Der Erfolg der kommenden Regierung – auch bei Wirtschaftsthemen – wird auch von der Sicherstellung einer stabilen und preiswerten Energieversorgung innerhalb kurzer Zeit abhängen. Derzeit gibt es aber scheinbar schon Problem, den Rückbau von Kernkraftwerken zu stoppen (hier).
Wenn sich die Linke, die AfD und die Grünen nicht in irgendeiner Weise zusammentun, wird es keinen Untersuchungsausschuss zu Corona geben – nachdem das BVerfG erst jüngst die juristische Aufarbeitung verweigert hat (hier), droht damit auch, eine politische Aufarbeitung zu scheitern. Das dürfte langfristig für eine politische Befriedung in Deutschland eine schwere Hypothek sein.
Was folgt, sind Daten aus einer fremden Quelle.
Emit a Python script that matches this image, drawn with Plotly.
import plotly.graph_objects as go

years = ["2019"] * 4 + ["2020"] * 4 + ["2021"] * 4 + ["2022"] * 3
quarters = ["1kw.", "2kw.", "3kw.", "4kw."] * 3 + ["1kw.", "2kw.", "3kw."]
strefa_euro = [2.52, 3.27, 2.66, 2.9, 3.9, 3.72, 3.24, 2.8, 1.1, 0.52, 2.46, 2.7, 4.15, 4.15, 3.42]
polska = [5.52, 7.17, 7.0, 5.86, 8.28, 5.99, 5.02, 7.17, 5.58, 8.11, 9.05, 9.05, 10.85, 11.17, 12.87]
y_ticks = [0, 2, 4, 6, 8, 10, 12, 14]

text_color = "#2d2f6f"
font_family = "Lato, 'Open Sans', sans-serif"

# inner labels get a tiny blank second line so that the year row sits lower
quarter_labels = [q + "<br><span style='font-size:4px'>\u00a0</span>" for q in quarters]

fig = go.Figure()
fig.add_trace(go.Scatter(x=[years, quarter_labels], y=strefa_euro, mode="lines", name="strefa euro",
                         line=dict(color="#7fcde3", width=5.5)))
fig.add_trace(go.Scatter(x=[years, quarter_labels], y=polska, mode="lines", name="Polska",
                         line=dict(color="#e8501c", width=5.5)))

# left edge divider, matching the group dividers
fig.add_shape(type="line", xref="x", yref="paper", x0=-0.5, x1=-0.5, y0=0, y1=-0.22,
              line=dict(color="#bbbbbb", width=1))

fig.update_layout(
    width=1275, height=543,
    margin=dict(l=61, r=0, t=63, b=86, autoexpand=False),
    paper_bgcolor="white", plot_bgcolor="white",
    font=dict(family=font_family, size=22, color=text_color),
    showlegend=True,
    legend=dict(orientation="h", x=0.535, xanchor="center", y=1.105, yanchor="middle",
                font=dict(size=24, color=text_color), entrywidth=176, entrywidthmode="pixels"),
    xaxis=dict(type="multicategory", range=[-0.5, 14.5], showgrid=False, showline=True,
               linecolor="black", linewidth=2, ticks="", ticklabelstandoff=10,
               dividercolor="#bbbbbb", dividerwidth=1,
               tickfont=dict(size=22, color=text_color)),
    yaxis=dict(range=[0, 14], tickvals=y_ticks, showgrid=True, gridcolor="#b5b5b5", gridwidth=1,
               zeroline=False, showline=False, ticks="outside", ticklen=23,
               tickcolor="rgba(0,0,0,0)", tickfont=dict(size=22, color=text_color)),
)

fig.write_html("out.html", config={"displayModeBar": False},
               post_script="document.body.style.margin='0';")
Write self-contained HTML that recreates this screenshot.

Hält die GroKo unter diesen gegebenen Umständen bis 2029? Nach nur noch zwei Landtagswahlen in diesem Jahr (HH, 2.3.25, NRW, Herbst), steht in 2026 ein richtiger Wahlkrimi an – mit Wahlen u.a. in Sachsen-Anhalt, Meck-Pom, BAY und BaWü (hier). Wenn die zukünftige Bundesregierung bis dahin nicht im Sinne der Wähler liefert, werden die Ränder bei diesen Wahlen weiter gestärkt werden – wenn sie nicht gar an die Macht kommen. Dann dürfte das Durchregieren bis zum Ende der Legislaturperiode schwer werden.